[Direction]:
Set down the data below from its first line to the line holding "65, interval: 5", inclusive; omit all pictures.

[Material for this exercise]:
::::

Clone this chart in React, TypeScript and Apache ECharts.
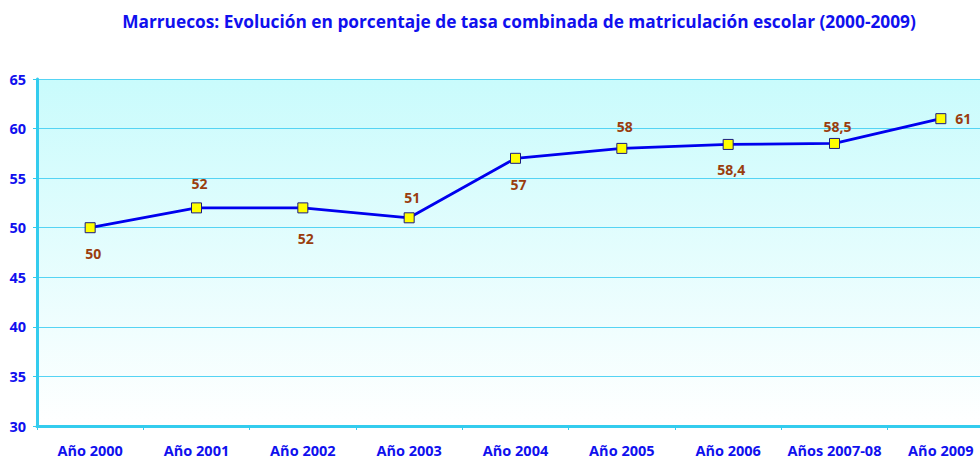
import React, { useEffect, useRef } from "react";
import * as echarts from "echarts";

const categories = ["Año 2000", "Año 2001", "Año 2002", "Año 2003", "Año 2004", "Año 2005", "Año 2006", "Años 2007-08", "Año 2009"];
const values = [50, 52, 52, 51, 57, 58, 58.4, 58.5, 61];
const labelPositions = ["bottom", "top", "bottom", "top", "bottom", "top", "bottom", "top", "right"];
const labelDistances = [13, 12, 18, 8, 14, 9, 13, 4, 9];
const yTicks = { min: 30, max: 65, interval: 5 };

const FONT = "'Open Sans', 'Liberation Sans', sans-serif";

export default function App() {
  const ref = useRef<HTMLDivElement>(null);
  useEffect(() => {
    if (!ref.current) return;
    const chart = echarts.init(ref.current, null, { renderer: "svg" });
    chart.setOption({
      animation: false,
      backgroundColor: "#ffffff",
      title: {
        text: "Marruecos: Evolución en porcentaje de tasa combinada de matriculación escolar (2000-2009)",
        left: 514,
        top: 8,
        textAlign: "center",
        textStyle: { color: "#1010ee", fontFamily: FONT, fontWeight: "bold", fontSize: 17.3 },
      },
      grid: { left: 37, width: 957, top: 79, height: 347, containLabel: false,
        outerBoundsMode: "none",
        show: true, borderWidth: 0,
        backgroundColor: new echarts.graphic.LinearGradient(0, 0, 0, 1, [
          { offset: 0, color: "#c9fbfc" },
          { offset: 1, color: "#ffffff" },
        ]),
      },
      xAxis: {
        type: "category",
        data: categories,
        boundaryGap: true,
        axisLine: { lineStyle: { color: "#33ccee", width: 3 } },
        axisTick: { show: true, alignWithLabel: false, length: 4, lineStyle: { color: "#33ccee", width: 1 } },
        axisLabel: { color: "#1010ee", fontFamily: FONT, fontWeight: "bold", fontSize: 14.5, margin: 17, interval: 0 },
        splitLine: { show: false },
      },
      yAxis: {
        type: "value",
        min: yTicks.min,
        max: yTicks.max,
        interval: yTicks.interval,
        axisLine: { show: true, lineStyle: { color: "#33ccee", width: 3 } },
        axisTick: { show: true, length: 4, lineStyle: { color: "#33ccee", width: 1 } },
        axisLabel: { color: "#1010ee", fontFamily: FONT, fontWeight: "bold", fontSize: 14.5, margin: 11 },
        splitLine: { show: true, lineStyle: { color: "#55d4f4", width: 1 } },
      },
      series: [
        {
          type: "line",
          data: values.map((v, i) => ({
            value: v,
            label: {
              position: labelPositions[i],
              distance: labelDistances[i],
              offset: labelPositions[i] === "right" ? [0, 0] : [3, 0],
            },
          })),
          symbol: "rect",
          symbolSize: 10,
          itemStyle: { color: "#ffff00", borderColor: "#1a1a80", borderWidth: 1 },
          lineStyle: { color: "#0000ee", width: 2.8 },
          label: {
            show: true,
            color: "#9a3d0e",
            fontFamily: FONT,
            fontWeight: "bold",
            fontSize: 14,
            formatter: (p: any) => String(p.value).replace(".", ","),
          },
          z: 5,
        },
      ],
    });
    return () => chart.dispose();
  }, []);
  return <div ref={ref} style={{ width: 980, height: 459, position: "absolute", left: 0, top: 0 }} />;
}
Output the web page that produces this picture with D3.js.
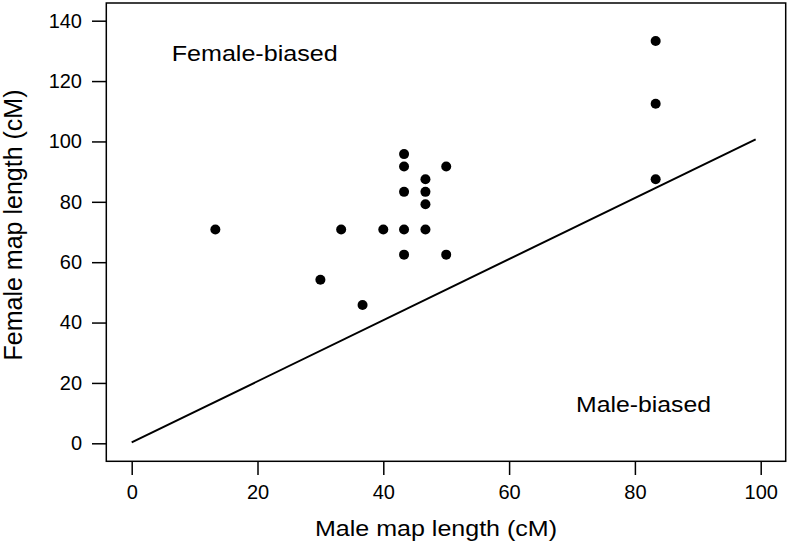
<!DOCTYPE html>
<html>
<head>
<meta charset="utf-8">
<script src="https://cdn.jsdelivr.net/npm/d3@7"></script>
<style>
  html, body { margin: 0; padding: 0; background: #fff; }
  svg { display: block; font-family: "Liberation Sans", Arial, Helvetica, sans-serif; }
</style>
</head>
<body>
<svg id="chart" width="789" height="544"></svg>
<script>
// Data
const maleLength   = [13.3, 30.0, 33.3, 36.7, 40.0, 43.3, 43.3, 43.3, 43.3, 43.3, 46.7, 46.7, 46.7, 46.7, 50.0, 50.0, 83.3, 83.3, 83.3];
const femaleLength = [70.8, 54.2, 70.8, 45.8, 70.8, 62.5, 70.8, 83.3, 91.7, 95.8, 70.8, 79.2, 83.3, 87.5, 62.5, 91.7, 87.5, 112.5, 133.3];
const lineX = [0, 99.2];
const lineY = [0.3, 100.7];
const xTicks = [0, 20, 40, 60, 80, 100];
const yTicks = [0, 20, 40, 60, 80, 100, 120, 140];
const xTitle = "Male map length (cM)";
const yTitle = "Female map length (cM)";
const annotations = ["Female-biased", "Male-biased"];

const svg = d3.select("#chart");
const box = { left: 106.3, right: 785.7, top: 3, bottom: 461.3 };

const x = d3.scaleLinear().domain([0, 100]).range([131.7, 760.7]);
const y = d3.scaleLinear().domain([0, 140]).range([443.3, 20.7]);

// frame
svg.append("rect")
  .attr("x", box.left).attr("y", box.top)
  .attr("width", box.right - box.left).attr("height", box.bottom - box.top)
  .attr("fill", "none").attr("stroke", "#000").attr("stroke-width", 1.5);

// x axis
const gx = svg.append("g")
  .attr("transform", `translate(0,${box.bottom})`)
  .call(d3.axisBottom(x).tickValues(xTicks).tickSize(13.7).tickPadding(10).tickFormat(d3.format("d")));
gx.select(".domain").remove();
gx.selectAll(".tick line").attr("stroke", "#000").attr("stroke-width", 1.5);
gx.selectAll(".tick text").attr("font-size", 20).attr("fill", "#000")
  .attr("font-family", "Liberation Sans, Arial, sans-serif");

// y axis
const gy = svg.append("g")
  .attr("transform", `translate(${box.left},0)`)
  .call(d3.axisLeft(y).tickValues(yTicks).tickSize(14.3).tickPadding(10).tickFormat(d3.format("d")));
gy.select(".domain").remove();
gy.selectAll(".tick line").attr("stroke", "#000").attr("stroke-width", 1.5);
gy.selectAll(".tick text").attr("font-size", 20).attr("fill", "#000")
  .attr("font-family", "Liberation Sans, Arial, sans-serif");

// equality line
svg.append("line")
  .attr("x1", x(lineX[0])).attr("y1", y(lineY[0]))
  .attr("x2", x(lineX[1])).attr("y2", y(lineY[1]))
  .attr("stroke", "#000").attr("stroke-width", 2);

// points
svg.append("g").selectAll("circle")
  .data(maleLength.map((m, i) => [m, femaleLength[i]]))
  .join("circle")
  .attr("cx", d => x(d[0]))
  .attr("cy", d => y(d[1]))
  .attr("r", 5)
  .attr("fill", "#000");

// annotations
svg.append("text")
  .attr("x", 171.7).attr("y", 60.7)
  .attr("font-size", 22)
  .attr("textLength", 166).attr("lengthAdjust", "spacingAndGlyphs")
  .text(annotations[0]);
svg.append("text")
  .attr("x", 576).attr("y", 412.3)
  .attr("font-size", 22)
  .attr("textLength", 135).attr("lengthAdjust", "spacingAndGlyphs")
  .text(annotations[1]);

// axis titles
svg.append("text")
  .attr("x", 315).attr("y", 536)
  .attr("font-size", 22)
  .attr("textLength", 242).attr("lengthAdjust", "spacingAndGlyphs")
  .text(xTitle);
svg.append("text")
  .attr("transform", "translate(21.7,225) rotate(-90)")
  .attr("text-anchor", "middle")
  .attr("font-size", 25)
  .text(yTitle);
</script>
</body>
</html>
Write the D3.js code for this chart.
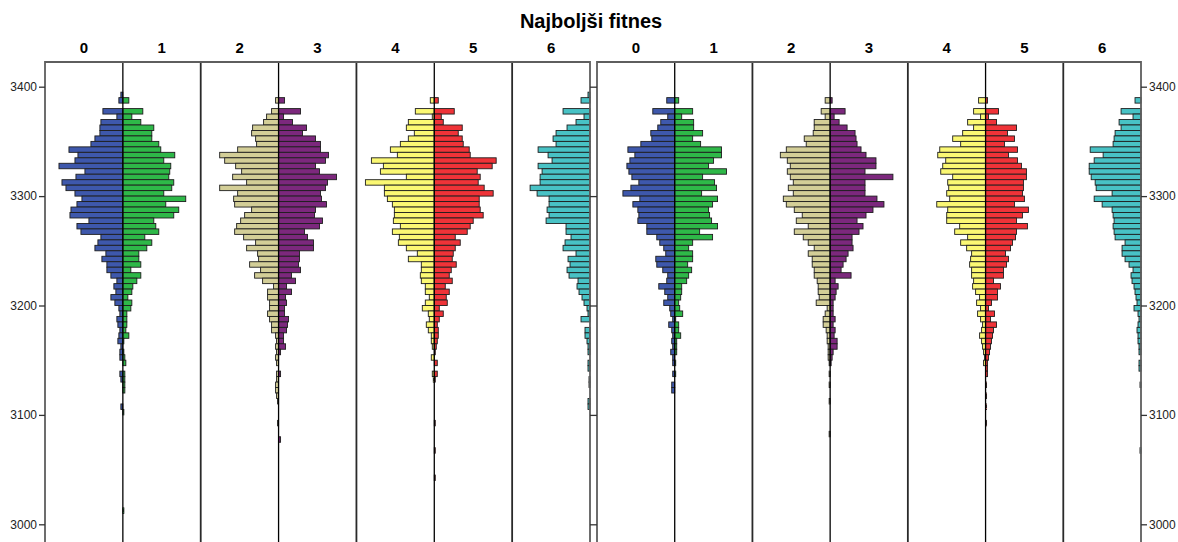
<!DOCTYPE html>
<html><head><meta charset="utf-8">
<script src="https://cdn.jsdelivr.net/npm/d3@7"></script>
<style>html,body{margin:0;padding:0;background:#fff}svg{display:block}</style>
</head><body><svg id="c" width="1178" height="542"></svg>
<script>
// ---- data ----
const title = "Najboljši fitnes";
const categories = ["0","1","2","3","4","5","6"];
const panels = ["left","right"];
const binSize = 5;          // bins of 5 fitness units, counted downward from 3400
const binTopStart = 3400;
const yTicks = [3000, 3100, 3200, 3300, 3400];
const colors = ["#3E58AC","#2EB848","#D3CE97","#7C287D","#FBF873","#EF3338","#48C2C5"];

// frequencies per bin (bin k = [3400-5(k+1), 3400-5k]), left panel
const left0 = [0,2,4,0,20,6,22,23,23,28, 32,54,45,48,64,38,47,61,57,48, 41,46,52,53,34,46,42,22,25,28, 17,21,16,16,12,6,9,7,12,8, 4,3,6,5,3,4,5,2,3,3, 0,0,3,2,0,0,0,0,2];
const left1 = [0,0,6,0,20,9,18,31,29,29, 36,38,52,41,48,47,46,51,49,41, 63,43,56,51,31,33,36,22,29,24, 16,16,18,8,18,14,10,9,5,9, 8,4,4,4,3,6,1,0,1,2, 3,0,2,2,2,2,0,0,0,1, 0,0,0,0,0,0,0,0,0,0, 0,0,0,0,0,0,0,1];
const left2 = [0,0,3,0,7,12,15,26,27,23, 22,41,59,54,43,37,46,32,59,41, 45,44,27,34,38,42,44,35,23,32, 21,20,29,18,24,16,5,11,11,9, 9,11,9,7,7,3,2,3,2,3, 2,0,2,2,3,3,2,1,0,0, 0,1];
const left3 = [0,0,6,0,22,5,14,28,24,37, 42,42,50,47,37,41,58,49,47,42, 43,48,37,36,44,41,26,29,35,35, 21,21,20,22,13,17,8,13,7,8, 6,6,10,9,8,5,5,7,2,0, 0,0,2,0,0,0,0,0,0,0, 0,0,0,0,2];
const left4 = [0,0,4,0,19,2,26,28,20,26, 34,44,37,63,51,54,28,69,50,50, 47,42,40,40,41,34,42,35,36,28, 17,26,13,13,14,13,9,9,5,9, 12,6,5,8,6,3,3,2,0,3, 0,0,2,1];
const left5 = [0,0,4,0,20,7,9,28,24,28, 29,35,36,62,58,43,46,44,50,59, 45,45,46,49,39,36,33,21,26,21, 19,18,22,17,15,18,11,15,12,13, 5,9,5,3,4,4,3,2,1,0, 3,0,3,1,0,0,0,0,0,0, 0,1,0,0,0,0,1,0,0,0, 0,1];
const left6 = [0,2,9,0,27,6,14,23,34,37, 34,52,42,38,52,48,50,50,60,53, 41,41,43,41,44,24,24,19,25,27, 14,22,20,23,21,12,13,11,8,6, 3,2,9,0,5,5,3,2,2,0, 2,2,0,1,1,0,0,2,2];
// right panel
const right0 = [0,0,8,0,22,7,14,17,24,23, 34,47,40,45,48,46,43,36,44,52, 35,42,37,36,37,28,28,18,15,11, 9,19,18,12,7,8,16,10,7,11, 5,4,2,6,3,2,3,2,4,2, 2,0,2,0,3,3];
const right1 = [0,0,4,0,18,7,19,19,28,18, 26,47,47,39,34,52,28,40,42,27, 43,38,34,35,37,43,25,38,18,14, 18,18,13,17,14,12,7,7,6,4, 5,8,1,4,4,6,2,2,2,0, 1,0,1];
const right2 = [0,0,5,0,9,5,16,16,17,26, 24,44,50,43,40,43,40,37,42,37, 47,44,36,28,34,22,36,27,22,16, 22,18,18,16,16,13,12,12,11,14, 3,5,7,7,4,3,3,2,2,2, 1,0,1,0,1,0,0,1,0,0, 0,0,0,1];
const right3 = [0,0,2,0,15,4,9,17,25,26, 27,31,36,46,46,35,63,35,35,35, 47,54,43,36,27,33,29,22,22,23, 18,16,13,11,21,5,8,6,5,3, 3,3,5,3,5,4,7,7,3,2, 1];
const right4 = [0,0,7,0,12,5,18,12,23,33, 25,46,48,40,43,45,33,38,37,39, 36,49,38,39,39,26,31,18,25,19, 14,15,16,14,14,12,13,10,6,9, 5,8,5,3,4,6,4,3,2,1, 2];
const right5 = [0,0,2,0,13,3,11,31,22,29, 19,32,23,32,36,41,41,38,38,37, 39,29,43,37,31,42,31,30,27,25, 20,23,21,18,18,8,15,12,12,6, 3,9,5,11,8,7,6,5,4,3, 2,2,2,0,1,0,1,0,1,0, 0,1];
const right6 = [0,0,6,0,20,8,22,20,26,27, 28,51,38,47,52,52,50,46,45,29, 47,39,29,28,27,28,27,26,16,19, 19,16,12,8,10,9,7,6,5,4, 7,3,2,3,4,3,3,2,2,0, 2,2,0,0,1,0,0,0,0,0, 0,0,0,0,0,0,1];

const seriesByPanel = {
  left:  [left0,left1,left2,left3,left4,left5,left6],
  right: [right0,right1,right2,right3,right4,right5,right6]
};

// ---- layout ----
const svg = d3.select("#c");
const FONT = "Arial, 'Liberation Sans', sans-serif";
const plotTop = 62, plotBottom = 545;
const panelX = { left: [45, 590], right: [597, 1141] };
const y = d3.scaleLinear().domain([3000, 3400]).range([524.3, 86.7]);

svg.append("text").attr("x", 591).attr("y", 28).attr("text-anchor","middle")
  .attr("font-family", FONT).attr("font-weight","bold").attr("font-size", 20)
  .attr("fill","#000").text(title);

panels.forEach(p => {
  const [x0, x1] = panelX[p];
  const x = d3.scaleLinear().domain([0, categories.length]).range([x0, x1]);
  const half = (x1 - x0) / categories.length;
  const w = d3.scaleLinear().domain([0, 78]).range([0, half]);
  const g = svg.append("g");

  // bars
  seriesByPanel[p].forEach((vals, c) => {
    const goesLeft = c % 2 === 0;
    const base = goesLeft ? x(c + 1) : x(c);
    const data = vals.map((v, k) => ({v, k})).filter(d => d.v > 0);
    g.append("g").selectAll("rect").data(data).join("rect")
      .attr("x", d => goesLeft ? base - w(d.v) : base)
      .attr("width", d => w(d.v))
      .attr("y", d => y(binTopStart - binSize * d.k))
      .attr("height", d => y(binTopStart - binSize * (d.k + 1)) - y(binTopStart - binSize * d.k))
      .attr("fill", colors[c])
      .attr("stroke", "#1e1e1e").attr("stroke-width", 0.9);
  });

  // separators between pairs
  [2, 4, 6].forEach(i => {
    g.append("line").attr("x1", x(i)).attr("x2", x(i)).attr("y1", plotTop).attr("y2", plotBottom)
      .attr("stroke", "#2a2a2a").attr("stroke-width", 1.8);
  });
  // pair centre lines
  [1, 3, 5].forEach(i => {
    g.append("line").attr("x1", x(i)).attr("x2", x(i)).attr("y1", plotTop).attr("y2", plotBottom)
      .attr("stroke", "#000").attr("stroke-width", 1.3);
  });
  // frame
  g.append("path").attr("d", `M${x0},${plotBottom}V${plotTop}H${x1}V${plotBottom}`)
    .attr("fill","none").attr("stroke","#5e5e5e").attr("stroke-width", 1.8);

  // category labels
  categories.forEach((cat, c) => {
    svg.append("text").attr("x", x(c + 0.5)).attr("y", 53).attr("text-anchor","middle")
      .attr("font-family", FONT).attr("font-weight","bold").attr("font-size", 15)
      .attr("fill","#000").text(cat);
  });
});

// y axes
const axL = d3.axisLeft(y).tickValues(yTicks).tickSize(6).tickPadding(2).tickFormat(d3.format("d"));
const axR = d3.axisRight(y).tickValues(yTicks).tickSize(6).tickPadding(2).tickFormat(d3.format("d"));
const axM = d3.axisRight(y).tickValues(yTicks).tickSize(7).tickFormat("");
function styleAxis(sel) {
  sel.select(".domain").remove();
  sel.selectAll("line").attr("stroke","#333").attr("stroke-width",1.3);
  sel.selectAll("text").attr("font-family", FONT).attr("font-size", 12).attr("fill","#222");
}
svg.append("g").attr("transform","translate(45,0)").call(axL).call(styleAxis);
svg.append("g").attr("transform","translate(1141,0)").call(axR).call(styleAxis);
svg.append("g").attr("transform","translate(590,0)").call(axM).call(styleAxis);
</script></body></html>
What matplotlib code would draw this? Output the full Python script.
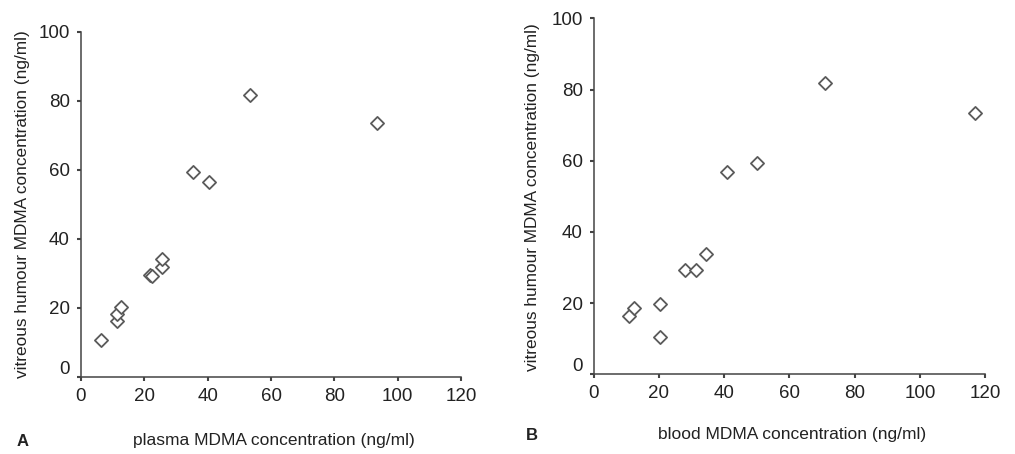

::::

[Task answer]:
Clone this chart in React, TypeScript and Apache ECharts.
import React, { useEffect, useRef } from "react";
import * as echarts from "echarts";

const categories = ["Año 2000", "Año 2001", "Año 2002", "Año 2003", "Año 2004", "Año 2005", "Año 2006", "Años 2007-08", "Año 2009"];
const values = [50, 52, 52, 51, 57, 58, 58.4, 58.5, 61];
const labelPositions = ["bottom", "top", "bottom", "top", "bottom", "top", "bottom", "top", "right"];
const labelDistances = [13, 12, 18, 8, 14, 9, 13, 4, 9];
const yTicks = { min: 30, max: 65, interval: 5 };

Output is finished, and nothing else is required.